The recent discovery of a well preserved early modern shipwreck in the mudflats of Tankerton Beach near Whitstable, Kent, is a highly significant archaeological find. Not only can it provide important information on early modern shipbuilding techniques, it can also provide valuable insights into the maritime trade of late Tudor and early Stuart England.
Archaeologists have reportedly subjected the ship’s oak planks to dendrochronological sampling, a process which dates timber through an analysis of ring width of trees. The tests revealed that it was felled in a southern British woodland in 1531, while three other samples of different timbers have been provisionally dated to the 16th century.

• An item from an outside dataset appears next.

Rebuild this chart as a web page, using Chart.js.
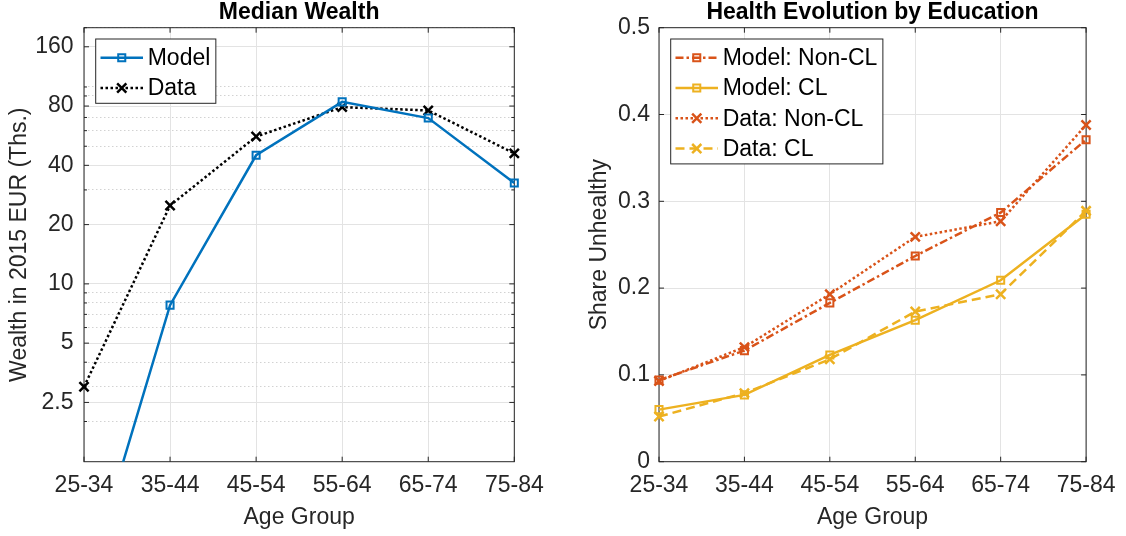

The hull’s construction suggests that the vessel is a late 16th or early 17th-century carvel-built, single-masted merchant ship. This was a process whereby a hull’s planks were fastened to a frame, with their edges flush against one another – as opposed to clinker building, where the planks overlap along their edges. The wreck is 12.14 metres long by five metres wide and estimated to have been between 100 and 200 tons (the carrying capacity of a vessel in Bordeaux wine casks, or “tuns”, at about 954.7 litres, or 210 gallons, a barrel – the common measure used in England at the time).
It is the only known wreck of this period in the south-east of England. The Department for Culture, Media, and Sport, on the advice of Historic England, has therefore scheduled the wreck as one of national importance, giving it protected status.
It is difficult to say at this stage whether or not the ship is an English vessel. The provenance of some of its timbers would suggest it is – but it could equally be Dutch or German-built. The wreck’s location – close to a series of well-known copperas (iron sulphate, also known as green vitriol) works in northern Kent – has led to suggestions that the ship was involved in the trade of this important commodity which was used in dying and tanning and in the production of ink.
But without further investigation it is difficult to know whether this is the case, or whether the vessel’s final resting place was by accident or design – it may have been abandoned on the coast in an area that was once a tidal salt marsh.
Large for its time
Whether it is an English ship or not, a merchant ship of 100–200 tons was atypical of the vast majority of merchant ships operating in northern European waters in the 16th century. Recent research into the merchant fleet of medieval and Tudor England, using the English national customs accounts which record seaborne trade (of both English and foreign ships), allows us to place the ship found in Kent within the wider context of the merchant fleet of the period.
The research found that most 16th-century English merchant vessels in the period (1565–1580) were on average between 20–30 tons burden (carrying capacity). English seaborne trade in this period was predominantly coastal, with voyages between English ports. This coastal trade was undertaken by ships of all sizes, but the majority of cargoes were carried in ships of less than 100 tons; fewer than 1% of coastal trading voyages from 1565–80 were by ships of 100 tons and over.
Smaller ships (that is to say ships of 50 tons or less) also dominated overseas trade, but large ships of 100 tons and over were far more prevalent in overseas activity – 25% of overseas voyages by English ships were undertaken by vessels of 100 tons and over. It was a similar case for foreign ships trading with England. Though one might expect foreign vessels to be bigger, especially if they came from further away places such as Spain, the English customs accounts reveal that about 90% of foreign ships trading with England were 50 tons or less. At 100–200 tons, the Kent ship was therefore in the top tier of merchant ships active at the time.
Trading places
The ship’s size also hints at the voyages it may have undertaken. The final decades of the 16th century, and the first decades of the 17th, were important in the development of England as a maritime nation. Some overseas trade routes, such as those between England, France, and the Low Countries – even those to farther flung destinations such as in the Baltic, Spain, and Portugal – had been traversed since the Middle Ages. But others were new.
As the merchant fleet increased in size and tonnage after about 1580, so too did the places with which English vessels traded. Large Tudor merchant vessels travelled to Russia, North Africa, the Azores and, by the last decades of the 16th and early 17th centuries, began traversing the Atlantic with increasing frequency and rounded the southern tip of Africa into the Indian Ocean.
They brought back with them increasingly exotic goods: silk, sugar, pepper, currants, and crops from the Americas such as the potato and maize, and many other exotic goods. The Kent ship may well have been involved in this slow but steady growth of overseas trade.
Excavations underway by Wessex Archaeology will hopefully discover more about the vessel’s provenance, usage, and some personal effects of the ship’s crew, shedding invaluable light on a ship that sits at a critical juncture in the development of an English maritime empire.